Adopted approximately one year ago, the ramifications of California’s Global Warming Solutions Act of 2006, commonly referred to as Assembly Bill or AB 32, are being felt by California’s development community. AB 32 will likely affect the price of fuels, electricity, and raw building materials, as well as the urban fabric, design, and “feel” of our cities.
AB 32 and CEQA
AB 32 establishes a goal of reducing California greenhouse gas emissions (GHGs) to 1990 levels by 2020—roughly a 30 to 35% decrease from the current levels. Governor Schwarzenegger further mandated that by 2050, GHG emissions are to be “capped” at 80% below those 1990 levels. Imagine maintaining your current levels of economic prosperity emitting 35% less carbon—then using 80% less than that!

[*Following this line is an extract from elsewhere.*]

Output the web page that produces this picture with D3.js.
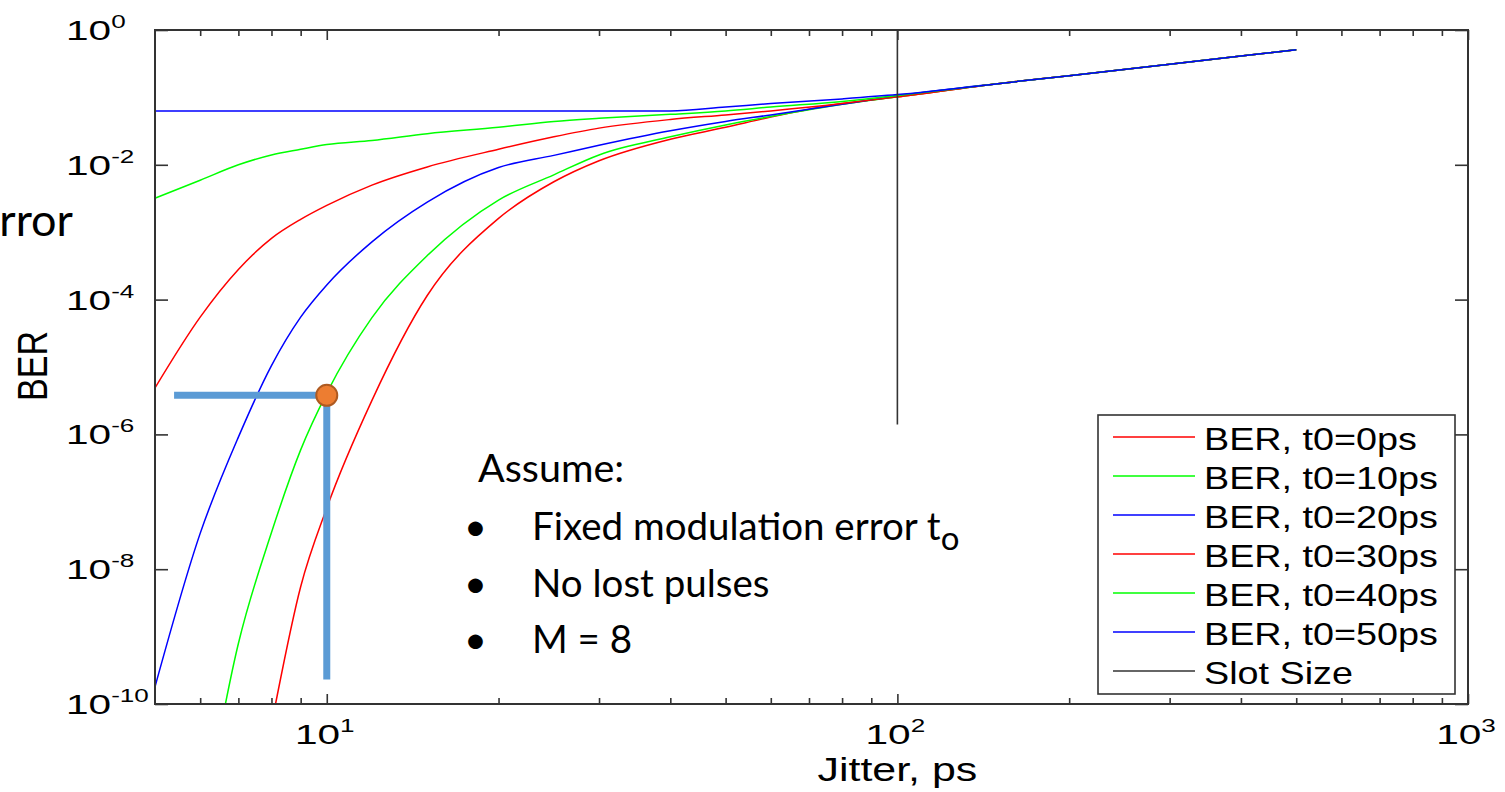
<!DOCTYPE html>
<html lang="en">
<head>
  <meta charset="UTF-8">
  <title>BER vs jitter</title>
  <script src="https://d3js.org/d3.v7.min.js"></script>
  <style>
    body { margin: 0; background: #fff; }
    svg { display: block; }
  </style>
</head>
<body>
  <script>
    const width = 1505, height = 792;

    // jitter (ps) sample points shared by every curve
    const jitter = [5, 6, 7, 8, 9, 10, 12, 15, 20, 25, 30, 40, 50, 60, 80, 100, 150, 200, 300, 400, 500];

    // BER (null = below the plot)
    const berT0_0  = [null, null, 1.3e-13, 5.0e-11, 5.5e-9, 8.1e-8, 3.2e-6, 1.15e-4, 1.6e-3, 5.6e-3, 0.0115, 0.024, 0.036, 0.051, 0.081, 0.102, 0.16, 0.21, 0.31, 0.41, 0.51];
    const berT0_10 = [null, 1.0e-12, 7.9e-10, 3.5e-8, 5.9e-7, 4.1e-6, 5.4e-5, 4.5e-4, 3.0e-3, 7.1e-3, 0.014, 0.026, 0.039, 0.052, 0.079, 0.102, 0.16, 0.21, 0.31, 0.41, 0.51];
    const berT0_20 = [1.8e-10, 3.4e-8, 9.1e-7, 1.05e-5, 5.5e-5, 1.65e-4, 7.2e-4, 2.8e-3, 9.1e-3, 0.0138, 0.0195, 0.032, 0.044, 0.055, 0.079, 0.105, 0.16, 0.21, 0.31, 0.41, 0.51];
    const berT0_30 = [4.9e-6, 5.5e-5, 2.8e-4, 8.1e-4, 1.55e-3, 2.5e-3, 5.0e-3, 9.3e-3, 0.017, 0.026, 0.035, 0.047, 0.055, 0.063, 0.081, 0.102, 0.16, 0.21, 0.31, 0.41, 0.51];
    const berT0_40 = [3.2e-3, 5.9e-3, 0.010, 0.014, 0.017, 0.020, 0.023, 0.029, 0.036, 0.044, 0.049, 0.056, 0.063, 0.072, 0.087, 0.107, 0.16, 0.21, 0.31, 0.41, 0.51];
    const berT0_50 = [0.063, 0.063, 0.063, 0.063, 0.063, 0.063, 0.063, 0.063, 0.063, 0.063, 0.063, 0.063, 0.072, 0.081, 0.095, 0.11, 0.16, 0.21, 0.31, 0.41, 0.51];

    const seriesNames = ['BER, t0=0ps', 'BER, t0=10ps', 'BER, t0=20ps', 'BER, t0=30ps', 'BER, t0=40ps', 'BER, t0=50ps', 'Slot Size'];
    const seriesColors = ['#ff0000', '#00ff00', '#0000ff', '#ff0000', '#00ff00', '#0000ff', '#333333'];
    const seriesValues = [berT0_0, berT0_10, berT0_20, berT0_30, berT0_40, berT0_50];

    // slot size marker line
    const slotJitter = 100;
    const slotBer = [1, 1.4e-6];

    // axis ticks
    const xMajor = [10, 100, 1000];
    const xMinor = [6, 7, 8, 9, 20, 30, 40, 50, 60, 70, 80, 90, 200, 300, 400, 500, 600, 700, 800, 900];
    const yMajor = [1e-10, 1e-8, 1e-6, 1e-4, 1e-2, 1];

    // highlighted operating point (10 ps, ~3.8e-6)
    const markJitter = 10, markBer = 3.8e-6;
    const guideStartJitter = 5.4, guideEndBer = 2.3e-10;

    const noteTitle = 'Assume:';
    const noteLines = ['Fixed modulation error t', 'No lost pulses', 'M = 8'];

    const plotLeft = 155, plotRight = 1468, plotTop = 30, plotBottom = 704;

    const x = d3.scaleLog().domain([5, 1000]).range([plotLeft, plotRight]);
    const y = d3.scaleLog().domain([1e-10, 1]).range([plotBottom, plotTop]);

    const svg = d3.select('body')
      .append('svg')
      .attr('width', width)
      .attr('height', height);

    const axisColor = '#333';
    const mFont = '"Liberation Sans", Arial, Helvetica, sans-serif';
    const pFont = 'Lato, "Open Sans", sans-serif';

    svg.append('clipPath').attr('id', 'plot-clip')
      .append('rect')
      .attr('x', plotLeft).attr('y', plotTop)
      .attr('width', plotRight - plotLeft).attr('height', plotBottom - plotTop);

    // curves
    const line = d3.line()
      .defined(d => d[1] != null)
      .x(d => x(d[0]))
      .y(d => y(d[1]))
      .curve(d3.curveMonotoneX);

    const curves = svg.append('g').attr('clip-path', 'url(#plot-clip)');
    seriesValues.forEach((vals, i) => {
      curves.append('path')
        .datum(jitter.map((j, k) => [j, vals[k]]))
        .attr('fill', 'none')
        .attr('stroke', seriesColors[i])
        .attr('stroke-width', 1.5)
        .attr('d', line);
    });

    // slot size line
    svg.append('line')
      .attr('x1', x(slotJitter)).attr('x2', x(slotJitter))
      .attr('y1', y(slotBer[0])).attr('y2', y(slotBer[1]))
      .attr('stroke', axisColor)
      .attr('stroke-width', 1.6);

    // axes (ticks inward, mirrored)
    function styleAxis(g) {
      g.select('.domain').remove();
      g.selectAll('.tick line').attr('stroke', axisColor).attr('stroke-width', 1.6);
      g.selectAll('.tick text').remove();
    }
    svg.append('g').attr('transform', `translate(0,${plotBottom})`)
      .call(d3.axisBottom(x).tickValues(xMajor).tickSize(-10)).call(styleAxis);
    svg.append('g').attr('transform', `translate(0,${plotBottom})`)
      .call(d3.axisBottom(x).tickValues(xMinor).tickSize(-6)).call(styleAxis);
    svg.append('g').attr('transform', `translate(0,${plotTop})`)
      .call(d3.axisTop(x).tickValues(xMajor).tickSize(-10)).call(styleAxis);
    svg.append('g').attr('transform', `translate(0,${plotTop})`)
      .call(d3.axisTop(x).tickValues(xMinor).tickSize(-6)).call(styleAxis);
    svg.append('g').attr('transform', `translate(${plotLeft},0)`)
      .call(d3.axisLeft(y).tickValues(yMajor).tickSize(-13)).call(styleAxis);
    svg.append('g').attr('transform', `translate(${plotRight},0)`)
      .call(d3.axisRight(y).tickValues(yMajor).tickSize(-13)).call(styleAxis);

    svg.append('rect')
      .attr('x', plotLeft).attr('y', plotTop)
      .attr('width', plotRight - plotLeft).attr('height', plotBottom - plotTop)
      .attr('fill', 'none')
      .attr('stroke', axisColor)
      .attr('stroke-width', 2);

    // tick labels 10^n (stretched like the original bitmap)
    function powLabel(g, exp, anchor) {
      const t = g.append('text')
        .attr('font-family', mFont)
        .attr('font-size', 28)
        .attr('fill', '#000')
        .attr('text-anchor', anchor);
      t.append('tspan').text('10');
      t.append('tspan').attr('font-size', 18).attr('dy', -12).text(exp);
    }
    yMajor.forEach(v => {
      const g = svg.append('g')
        .attr('transform', `translate(66,${y(v) + 10}) scale(1.45,1)`);
      powLabel(g, String(Math.round(Math.log10(v))), 'start');
    });
    xMajor.forEach(v => {
      const g = svg.append('g')
        .attr('transform', `translate(${x(v) - 2},744) scale(1.45,1)`);
      powLabel(g, String(Math.round(Math.log10(v))), 'middle');
    });

    // axis titles
    svg.append('text')
      .attr('transform', 'translate(47,366) scale(1.27,1) rotate(-90)')
      .attr('text-anchor', 'middle')
      .attr('font-family', mFont)
      .attr('font-size', 34)
      .text('BER');

    svg.append('text')
      .attr('transform', `translate(${x(100)},781) scale(1.3,1)`)
      .attr('text-anchor', 'middle')
      .attr('font-family', mFont)
      .attr('font-size', 33)
      .text('Jitter, ps');

    // legend
    const lg = svg.append('g');
    lg.append('rect')
      .attr('x', 1098).attr('y', 415)
      .attr('width', 357).attr('height', 279)
      .attr('fill', '#fff')
      .attr('stroke', axisColor)
      .attr('stroke-width', 1.6);
    seriesNames.forEach((name, i) => {
      const cy = 437 + i * 39;
      lg.append('line')
        .attr('x1', 1113).attr('x2', 1195)
        .attr('y1', cy).attr('y2', cy)
        .attr('stroke', seriesColors[i])
        .attr('stroke-width', 1.5);
      lg.append('text')
        .attr('transform', `translate(1204,${cy + 12.5}) scale(1.18,1)`)
        .attr('font-family', mFont)
        .attr('font-size', 32)
        .text(name);
    });

    // guide bars and operating point
    const guideColor = '#5b9bd5';
    svg.append('line')
      .attr('x1', x(guideStartJitter)).attr('x2', x(markJitter))
      .attr('y1', y(markBer)).attr('y2', y(markBer))
      .attr('stroke', guideColor).attr('stroke-width', 7);
    svg.append('line')
      .attr('x1', x(markJitter)).attr('x2', x(markJitter))
      .attr('y1', y(markBer)).attr('y2', y(guideEndBer))
      .attr('stroke', guideColor).attr('stroke-width', 7);
    svg.append('circle')
      .attr('cx', x(markJitter)).attr('cy', y(markBer))
      .attr('r', 10.5)
      .attr('fill', '#ed7d31')
      .attr('stroke', '#ae5a21')
      .attr('stroke-width', 2);

    // slide text (partly off the left edge, as in the slide)
    svg.append('text')
      .attr('x', 73).attr('y', 236)
      .attr('text-anchor', 'end')
      .attr('font-family', pFont)
      .attr('font-size', 45)
      .text('error');

    svg.append('text')
      .attr('x', 478).attr('y', 482)
      .attr('font-family', pFont)
      .attr('font-size', 39.5)
      .text(noteTitle);
    noteLines.forEach((s, i) => {
      const by = 540 + i * 56.5;
      svg.append('text')
        .attr('x', 464).attr('y', by)
        .attr('font-family', pFont)
        .attr('font-size', 39.5)
        .text('\u2022');
      const t = svg.append('text')
        .attr('x', 532).attr('y', by)
        .attr('font-family', pFont)
        .attr('font-size', 38.5)
        .text(s);
      if (i === 0) {
        t.append('tspan').attr('font-size', 33).attr('dy', 10).text('o');
      }
    });
  </script>
</body>
</html>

While AB 32 makes no specific reference to CEQA, the Office of California’s Attorney General (AG) Jerry Brown Jr. has determined that climate change should be considered under CEQA (a mandate implicitly confirmed with the enactment of Senate Bill (SB 97, discussed below). The AG recently settled a suit against San Bernardino County and a challenge to the expansion of a ConocoPhillips petrochemical refinery in Rodeo, California. Both challenges were brought on the basis that the projects’ environmental impact reports (EIRs) required by CEQA failed to adequately address impacts of global warming.
Evaluating GHG Emissions in CEQA Documents
That climate change must be evaluated under CEQA leaves environmental practitioners with numerous open questions. For example, what are the key environmental areas affected by climate change and what constitutes a “significant impact” upon climate change and how can it be mitigated? To date, when designing an appropriate strategy to address climate change under CEQA, most experts agree that: (1) GHG emissions from any given project will be individually limited but cumulatively considerable; and (2) the climate change section in CEQA documents should provide the regulatory and scientific background on climate change in California. The consensus, however, seemingly ends there.
The AG further asserts that lead agencies must quantify the GHG emissions from the proposed project, making a determination whether or not those emissions will result in cumulatively significant impacts. Lead agencies must then identify and adopt all feasible mitigation measures to minimize the project’s effect on global warming.
Other practitioners allege the AG’s assertions go beyond CEQA’s mandates and that under the “regular” rules established by the CEQA Guidelines and applicable case law, lead agencies are not required to evaluate “speculative” environmental impacts such as climate change. At the other end of the spectrum, still others have asserted that any new emissions generated by a project should be considered significant, thus requiring mitigation. The confusion inherent in these approaches, coupled with the fear that climate change based CEQA litigation could grind development in California to a halt, partially led to the adoption of SB 97.
SB 97 To The Rescue?
On August 24, 2007, SB 97 was passed, exempting certain state-funded development projects from legal challenge for failure to adequately evaluate climate change impacts under CEQA. In addition, SB 97 also requires the California Office of Planning and Research (OPR) to prepare and develop CEQA guidelines for the evaluation of GHG emissions. SB 97 mandates that the California Air Resources Board certify and adopt the guidelines by January 1, 2010. Given the current lack of an officially sanctioned approach to analyzing GHG emissions, any regulatory guidance will be welcome.